The frigate, equipped with a Type 23 weapons system including a magazine torpedo launcher, Harpoon anti-ship missiles, Sea Wolf surface-to-air missiles and helicopter, arrived at the British outpost in the morning.
Though long-planned, the visit by the warship came at a time of high tension, a day after dozens of Spanish fishing boats sailed to waters around the "Rock" to demand Gibraltar remove 70 concrete blocks it has dropped in their fishing grounds.
A cordon of British naval and Gibraltar police patrols blocked about 40 Spanish fishing boats from entering deep into disputed waters in Sunday's protest. No incident was reported beyond an exchange of insults between the two sides.

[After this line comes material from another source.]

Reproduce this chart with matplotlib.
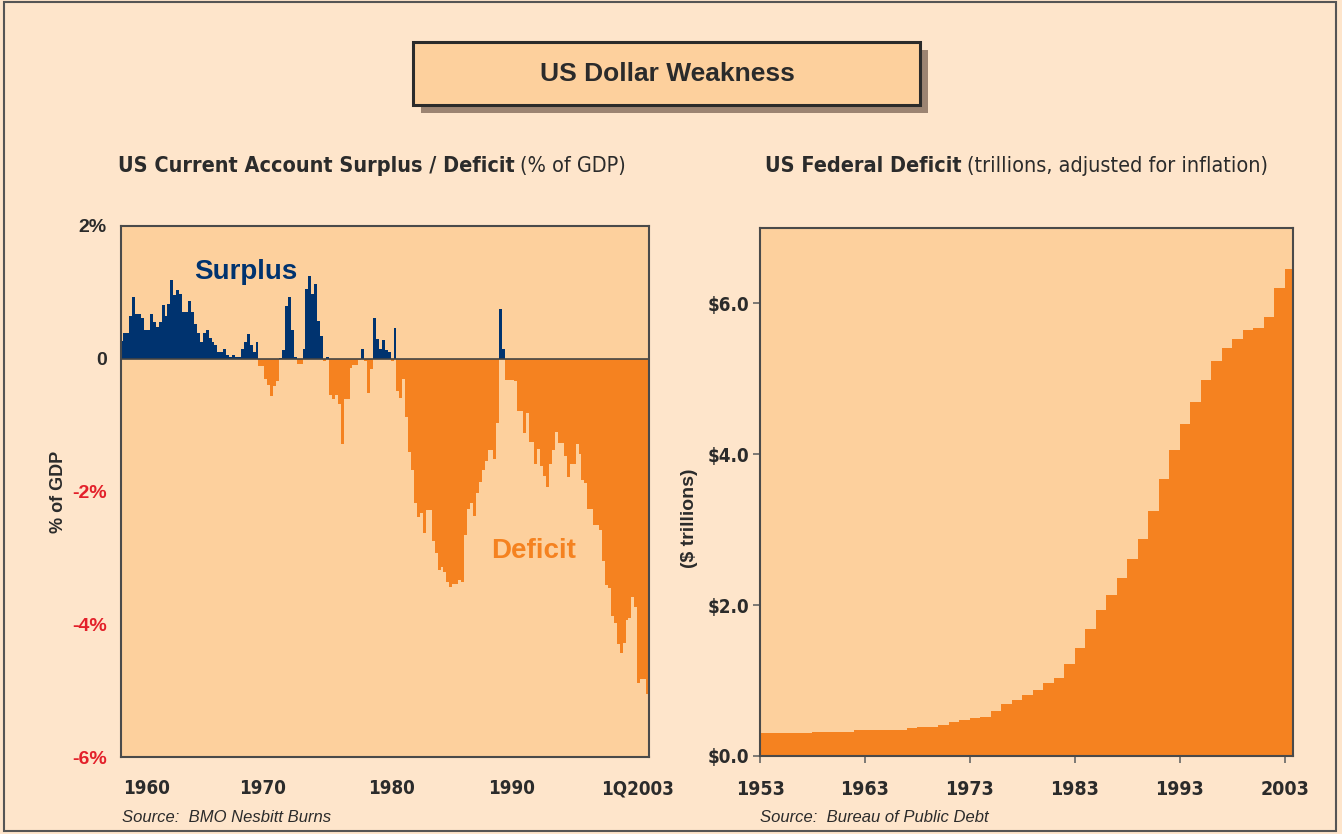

The Gibraltar government says the concrete reef will regenerate marine life and argues that the Spanish raked for shellfish there illegally. The Spaniards say they have been cut off from rich fishing grounds, hurting their livelihoods.
Spain has since imposed intense customs checks at the border to Gibraltar, leading to daily hours-long queues of cars.
Prime Minister David Cameron described the border checks as "politically motivated" and has pressed the European Union to send observers to the border as soon as possible.
It is the latest in a string of diplomatic rows over the self-governing British overseas territory, which measures just 6.8 square kilometres (2.6 square miles) and is home to about 30,000 people.
Both Britain and Spain say the naval visits are unrelated to their differences over Gibraltar.
With Madrid's prior agreement, British helicopter and commando carrier HMS Illustrious on Sunday stopped at a Spanish naval base in Rota in southern Spain for a technical stop of several hours before leading naval exercises in the Mediterranean.
The HMS Westminster, which was accompanied by two smaller support vessels also docking in Gibraltar, is also taking part in the naval exercise, codenamed Cougar '13, which was planned long before the latest row broke out.
The British ships will visit several ports, carrying out an exercise with the Albanian armed forces before heading through the Red Sea, Indian Ocean and the Gulf for exercises with other British allies.
Spain ceded Gibraltar to Britain in perpetuity in 1713 but has long argued that it should be returned to Spanish sovereignty. London says it will not do so against the wishes of Gibraltarians, who are staunchly pro-British.